Personal information
- Born: July 11, 1986 (age 39) Beaumont, Texas, U.S.
- Listed height: 6 ft 9 in (2.06 m)
- Listed weight: 230 lb (104 kg)

Career information
- High school: Cypress Creek (Houston, Texas)
- College: Stephen F. Austin (2005–2009)
- NBA draft: 2009: undrafted
- Playing career: 2009–2012
- Position: Power forward

Career history
- 2009: BC Šiauliai
- 2009: Polonia Warszawa
- 2010: Astrum Levice
- 2010: VOO Wolves Verviers-Pepinster
- 2010: Bàsquet Mallorca
- 2011–2012: Svendborg Rabbits

Career highlights
- Southland Player of the Year (2009); First-team All-Southland (2009);

= Matt Kingsley (basketball) =

American basketball player (born 1986)

Matthew Jacob Kingsley (born July 11, 1986) is an American basketball coach and former professional basketball player, best known for his college career at Stephen F. Austin State University.

Kingsley, a 6'9" power forward, played one season at Cypress Creek High School in Houston, Texas. He was largely recruited by Division II and junior college programs. Danny Kaspar, head coach of Stephen F. Austin, suggested Kingsley walk-on to the team, before offering him a scholarship and having him redshirt his first year. During his career at Stephen F. Austin, Kingsley scored 1,504 points and was named to All-Southland Conference teams for three consecutive years. As a senior in 2008–09, Kingsley averaged 15.8 points and 7.7 rebounds per game, earning Southland Conference Player of the Year and AP honorable mention All-American honors.

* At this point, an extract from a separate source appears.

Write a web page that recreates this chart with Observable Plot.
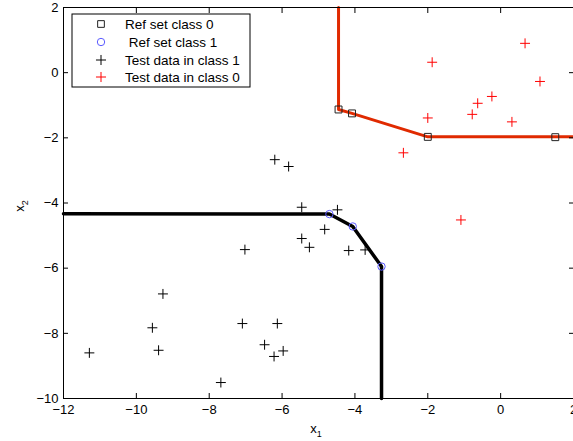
<!DOCTYPE html>
<html>
<head>
<meta charset="utf-8">
<script src="https://cdn.jsdelivr.net/npm/d3@7"></script>
<script src="https://cdn.jsdelivr.net/npm/@observablehq/plot@0.6"></script>
<style>
  html, body { margin: 0; padding: 0; background: #fff; overflow: hidden; }
  #chart { position: relative; width: 573px; height: 441px; }
  svg { font-family: "Liberation Sans", Arial, sans-serif; }
</style>
</head>
<body>
<div id="chart"></div>
<script>
// Decision boundary for class 0 (red)
const redBoundaryX = [-4.45, -4.45, -4.08, -2.0, 1.5, 2.0];
const redBoundaryY = [2.0, -1.13, -1.25, -1.97, -1.97, -1.97];
// Decision boundary for class 1 (black)
const blackBoundaryX = [-12.0, -4.70, -4.06, -3.27, -3.27];
const blackBoundaryY = [-4.33, -4.34, -4.72, -5.95, -10.0];
// Reference set class 0 (squares)
const ref0X = [-4.45, -4.08, -2.0, 1.5];
const ref0Y = [-1.13, -1.25, -1.97, -1.98];
// Reference set class 1 (circles)
const ref1X = [-4.70, -4.06, -3.27];
const ref1Y = [-4.34, -4.72, -5.95];
// Test data in class 1 (black +)
const test1X = [-6.20, -5.82, -5.46, -4.48, -4.83, -5.46, -5.25, -7.02, -4.17, -3.72,
                -9.27, -9.56, -9.39, -11.29, -7.09, -6.13, -6.48, -6.22, -5.97, -7.68];
const test1Y = [-2.67, -2.88, -4.13, -4.21, -4.81, -5.09, -5.36, -5.43, -5.46, -5.44,
                -6.79, -7.83, -8.52, -8.60, -7.70, -7.70, -8.35, -8.71, -8.54, -9.51];
// Test data in class 0 (red +)
const test0X = [-1.88, 0.67, 1.08, -0.24, -0.63, -0.78, -2.0, 0.31, -2.67, -1.09];
const test0Y = [0.32, 0.90, -0.27, -0.73, -0.94, -1.28, -1.39, -1.51, -2.46, -4.52];
// Axis ticks
const xTicks = [-12, -10, -8, -6, -4, -2, 0, 2];
const yTicks = [-10, -8, -6, -4, -2, 0, 2];
const legendLabels = ["Ref set class 0", " Ref set class 1", "Test data in class 1", "Test data in class 0"];

const zip = (xs, ys) => xs.map((x, i) => ({x, y: ys[i]}));
const redLine = zip(redBoundaryX, redBoundaryY);
const blackLine = zip(blackBoundaryX, blackBoundaryY);
const ref0 = zip(ref0X, ref0Y);
const ref1 = zip(ref1X, ref1Y);
const test1 = zip(test1X, test1Y);
const test0 = zip(test0X, test0Y);

const RED_LINE = "#e02a00";
const BLUE = "#5b5bff";

const plot = Plot.plot({
  width: 573,
  height: 441,
  marginLeft: 63,
  marginRight: 0,
  marginTop: 7,
  marginBottom: 43,
  style: {fontSize: "13px", fontFamily: "'Liberation Sans', Arial, sans-serif", color: "#000", overflow: "visible"},
  x: {domain: [-12, 2], ticks: xTicks},
  y: {domain: [-10, 2], ticks: yTicks},
  marks: [
    Plot.line(redLine, {x: "x", y: "y", stroke: RED_LINE, strokeWidth: 3, strokeLinejoin: "round"}),
    Plot.line(blackLine, {x: "x", y: "y", stroke: "#000", strokeWidth: 3.5, strokeLinejoin: "round"}),
    Plot.dot(ref0, {x: "x", y: "y", symbol: "square", r: 3.9, stroke: "#222", strokeWidth: 1, fill: "none"}),
    Plot.dot(ref1, {x: "x", y: "y", symbol: "circle", r: 3.7, stroke: BLUE, strokeWidth: 1, fill: "none"}),
    Plot.dot(test1, {x: "x", y: "y", symbol: "plus", r: 3.3, stroke: "#000", strokeWidth: 1}),
    Plot.dot(test0, {x: "x", y: "y", symbol: "plus", r: 3.3, stroke: "#ff0000", strokeWidth: 1}),
    Plot.frame({stroke: "#000", strokeWidth: 1}),
    Plot.axisX(xTicks, {anchor: "bottom", tickSize: -5, tickPadding: 11, label: null, fontSize: 13}),
    Plot.axisX(xTicks, {anchor: "top", tickSize: -5, tickFormat: () => "", label: null}),
    Plot.axisY(yTicks, {anchor: "left", tickSize: -5, tickPadding: 10, label: null, fontSize: 13}),
    Plot.axisY(yTicks, {anchor: "right", tickSize: -5, tickFormat: () => "", label: null})
  ]
});

document.getElementById("chart").appendChild(plot);

// Axis labels with subscripts and legend overlay
const svg = d3.select(plot);
const xl = svg.append("text")
  .attr("x", 316).attr("y", 433)
  .attr("text-anchor", "middle")
  .attr("font-size", 13);
xl.append("tspan").text("x");
xl.append("tspan").attr("font-size", 9).attr("dy", 4).text("1");

const yl = svg.append("text")
  .attr("transform", "translate(24,206) rotate(-90)")
  .attr("text-anchor", "middle")
  .attr("font-size", 13);
yl.append("tspan").text("x");
yl.append("tspan").attr("font-size", 9).attr("dy", 4).text("2");

const lg = svg.append("g").attr("text-anchor", "start");
lg.append("rect")
  .attr("x", 72).attr("y", 14).attr("width", 178).attr("height", 73)
  .attr("fill", "#fff").attr("stroke", "#000").attr("stroke-width", 1);
const rowY = [24, 42, 60, 77];
const syms = [
  {type: d3.symbolSquare, size: 45, stroke: "#222"},
  {type: d3.symbolCircle, size: 43, stroke: BLUE},
  {type: d3.symbolPlus, size: 35, stroke: "#000"},
  {type: d3.symbolPlus, size: 35, stroke: "#ff0000"}
];
legendLabels.forEach((lab, i) => {
  lg.append("path")
    .attr("transform", `translate(101,${rowY[i]})`)
    .attr("d", d3.symbol(syms[i].type, syms[i].size)())
    .attr("fill", "none").attr("stroke", syms[i].stroke).attr("stroke-width", 1);
  lg.append("text")
    .attr("x", 125).attr("y", rowY[i] + 5)
    .attr("text-anchor", "start")
    .attr("font-size", 13.5)
    .attr("xml:space", "preserve")
    .style("white-space", "pre")
    .text(lab);
});
</script>
</body>
</html>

After not being selected in the 2009 NBA draft, Kingsley signed his first professional contract with BC Šiauliai in Lithuania. He ended up playing for four teams in four countries during the 2009–10 season. For 2010–11, Kinglsey signed with Bàsquet Mallorca, where he played until rupturing his Achilles tendon in December, 2010. After recovering, he played the 2011–12 season with the Svendborg Rabbits in Denmark.